GOAL OF THE EXERCISE
Copy the data that follows, character for character, minus the pictures.

PROVIDED MATERIAL
□ □ □ □

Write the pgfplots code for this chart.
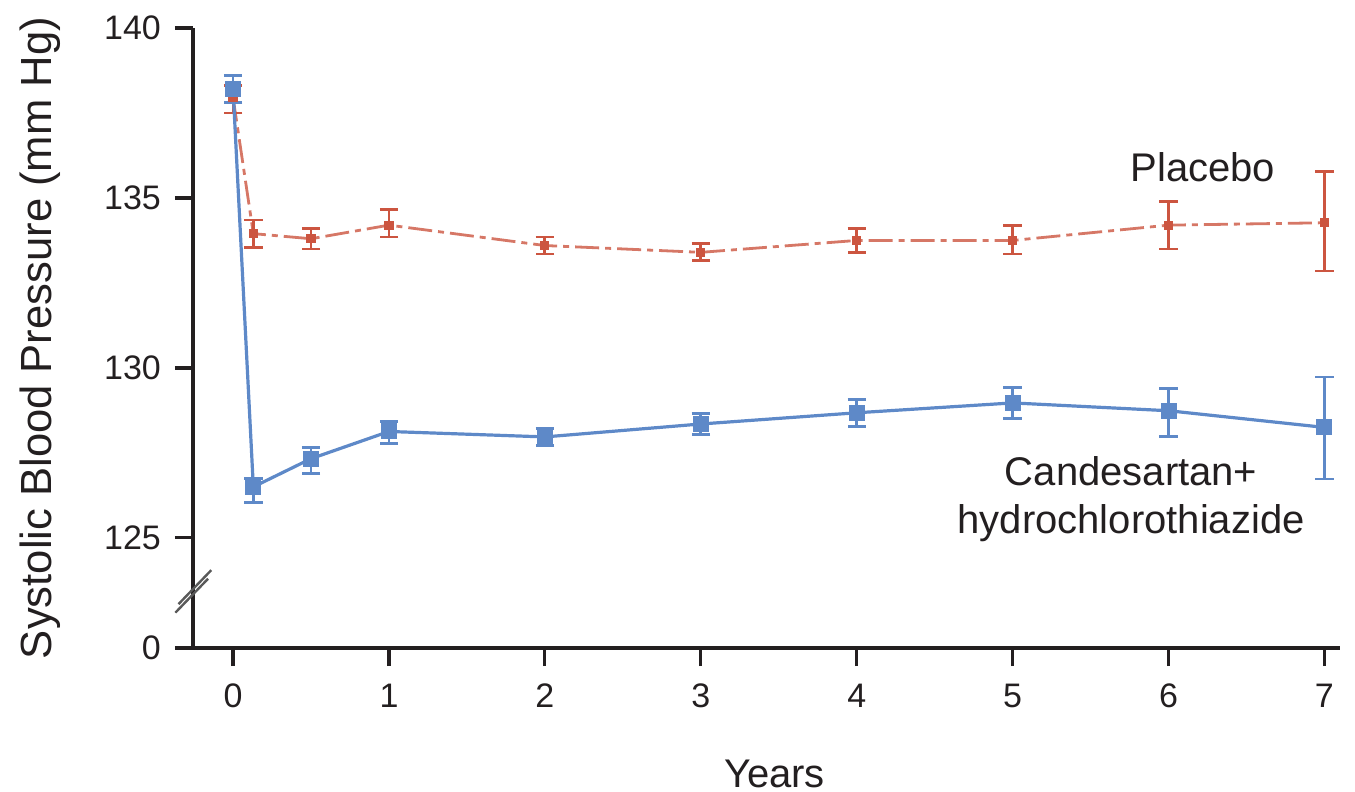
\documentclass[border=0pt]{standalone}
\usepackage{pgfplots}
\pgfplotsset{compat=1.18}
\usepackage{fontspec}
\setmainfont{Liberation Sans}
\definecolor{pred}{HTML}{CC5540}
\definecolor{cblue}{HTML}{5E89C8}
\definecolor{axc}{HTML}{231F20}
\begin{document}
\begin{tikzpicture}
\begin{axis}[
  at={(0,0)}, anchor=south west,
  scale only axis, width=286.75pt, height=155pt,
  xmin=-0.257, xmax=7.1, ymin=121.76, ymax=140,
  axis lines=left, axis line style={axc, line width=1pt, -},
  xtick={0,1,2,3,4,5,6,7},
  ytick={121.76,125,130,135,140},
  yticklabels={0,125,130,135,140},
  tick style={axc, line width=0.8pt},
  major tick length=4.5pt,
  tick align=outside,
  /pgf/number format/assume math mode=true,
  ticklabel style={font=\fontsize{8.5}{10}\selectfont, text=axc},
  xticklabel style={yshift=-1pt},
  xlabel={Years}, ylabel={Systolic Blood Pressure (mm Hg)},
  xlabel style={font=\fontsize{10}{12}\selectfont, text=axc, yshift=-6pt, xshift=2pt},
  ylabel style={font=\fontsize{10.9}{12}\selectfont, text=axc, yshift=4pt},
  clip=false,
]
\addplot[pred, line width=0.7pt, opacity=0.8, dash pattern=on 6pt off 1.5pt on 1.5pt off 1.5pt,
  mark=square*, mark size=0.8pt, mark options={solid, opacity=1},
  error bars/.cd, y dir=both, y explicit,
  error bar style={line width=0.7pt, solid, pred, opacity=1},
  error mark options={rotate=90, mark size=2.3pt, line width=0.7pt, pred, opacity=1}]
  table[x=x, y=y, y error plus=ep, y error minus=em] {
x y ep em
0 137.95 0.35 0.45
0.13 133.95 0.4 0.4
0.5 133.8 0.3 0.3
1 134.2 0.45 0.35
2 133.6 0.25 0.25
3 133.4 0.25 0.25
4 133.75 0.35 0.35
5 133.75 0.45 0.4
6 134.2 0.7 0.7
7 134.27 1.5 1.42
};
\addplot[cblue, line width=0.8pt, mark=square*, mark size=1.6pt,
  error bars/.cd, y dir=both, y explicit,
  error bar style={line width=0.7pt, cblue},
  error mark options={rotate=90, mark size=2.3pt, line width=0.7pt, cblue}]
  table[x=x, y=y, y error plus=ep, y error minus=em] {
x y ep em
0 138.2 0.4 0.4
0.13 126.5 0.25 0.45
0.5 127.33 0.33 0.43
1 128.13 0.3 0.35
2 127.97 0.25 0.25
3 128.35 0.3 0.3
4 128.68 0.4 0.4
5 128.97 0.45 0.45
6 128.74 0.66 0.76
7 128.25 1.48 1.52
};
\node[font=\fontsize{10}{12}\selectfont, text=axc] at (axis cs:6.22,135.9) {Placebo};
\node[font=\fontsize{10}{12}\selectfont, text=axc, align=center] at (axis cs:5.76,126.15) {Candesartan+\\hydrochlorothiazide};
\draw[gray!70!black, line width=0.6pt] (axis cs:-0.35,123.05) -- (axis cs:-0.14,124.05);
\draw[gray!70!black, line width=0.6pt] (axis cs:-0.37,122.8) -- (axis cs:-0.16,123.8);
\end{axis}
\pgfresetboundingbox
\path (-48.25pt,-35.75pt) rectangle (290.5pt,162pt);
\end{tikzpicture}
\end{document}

□ □ □ □

WRITTEN SOLUTION
Write the pgfplots code for this chart.
\documentclass[border=0pt]{standalone}
\usepackage{pgfplots}
\pgfplotsset{compat=1.18}
\usepackage{fontspec}
\setmainfont{Liberation Sans}
\definecolor{pred}{HTML}{CC5540}
\definecolor{cblue}{HTML}{5E89C8}
\definecolor{axc}{HTML}{231F20}
\begin{document}
\begin{tikzpicture}
\begin{axis}[
  at={(0,0)}, anchor=south west,
  scale only axis, width=286.75pt, height=155pt,
  xmin=-0.257, xmax=7.1, ymin=121.76, ymax=140,
  axis lines=left, axis line style={axc, line width=1pt, -},
  xtick={0,1,2,3,4,5,6,7},
  ytick={121.76,125,130,135,140},
  yticklabels={0,125,130,135,140},
  tick style={axc, line width=0.8pt},
  major tick length=4.5pt,
  tick align=outside,
  /pgf/number format/assume math mode=true,
  ticklabel style={font=\fontsize{8.5}{10}\selectfont, text=axc},
  xticklabel style={yshift=-1pt},
  xlabel={Years}, ylabel={Systolic Blood Pressure (mm Hg)},
  xlabel style={font=\fontsize{10}{12}\selectfont, text=axc, yshift=-6pt, xshift=2pt},
  ylabel style={font=\fontsize{10.9}{12}\selectfont, text=axc, yshift=4pt},
  clip=false,
]
\addplot[pred, line width=0.7pt, opacity=0.8, dash pattern=on 6pt off 1.5pt on 1.5pt off 1.5pt,
  mark=square*, mark size=0.8pt, mark options={solid, opacity=1},
  error bars/.cd, y dir=both, y explicit,
  error bar style={line width=0.7pt, solid, pred, opacity=1},
  error mark options={rotate=90, mark size=2.3pt, line width=0.7pt, pred, opacity=1}]
  table[x=x, y=y, y error plus=ep, y error minus=em] {
x y ep em
0 137.95 0.35 0.45
0.13 133.95 0.4 0.4
0.5 133.8 0.3 0.3
1 134.2 0.45 0.35
2 133.6 0.25 0.25
3 133.4 0.25 0.25
4 133.75 0.35 0.35
5 133.75 0.45 0.4
6 134.2 0.7 0.7
7 134.27 1.5 1.42
};
\addplot[cblue, line width=0.8pt, mark=square*, mark size=1.6pt,
  error bars/.cd, y dir=both, y explicit,
  error bar style={line width=0.7pt, cblue},
  error mark options={rotate=90, mark size=2.3pt, line width=0.7pt, cblue}]
  table[x=x, y=y, y error plus=ep, y error minus=em] {
x y ep em
0 138.2 0.4 0.4
0.13 126.5 0.25 0.45
0.5 127.33 0.33 0.43
1 128.13 0.3 0.35
2 127.97 0.25 0.25
3 128.35 0.3 0.3
4 128.68 0.4 0.4
5 128.97 0.45 0.45
6 128.74 0.66 0.76
7 128.25 1.48 1.52
};
\node[font=\fontsize{10}{12}\selectfont, text=axc] at (axis cs:6.22,135.9) {Placebo};
\node[font=\fontsize{10}{12}\selectfont, text=axc, align=center] at (axis cs:5.76,126.15) {Candesartan+\\hydrochlorothiazide};
\draw[gray!70!black, line width=0.6pt] (axis cs:-0.35,123.05) -- (axis cs:-0.14,124.05);
\draw[gray!70!black, line width=0.6pt] (axis cs:-0.37,122.8) -- (axis cs:-0.16,123.8);
\end{axis}
\pgfresetboundingbox
\path (-48.25pt,-35.75pt) rectangle (290.5pt,162pt);
\end{tikzpicture}
\end{document}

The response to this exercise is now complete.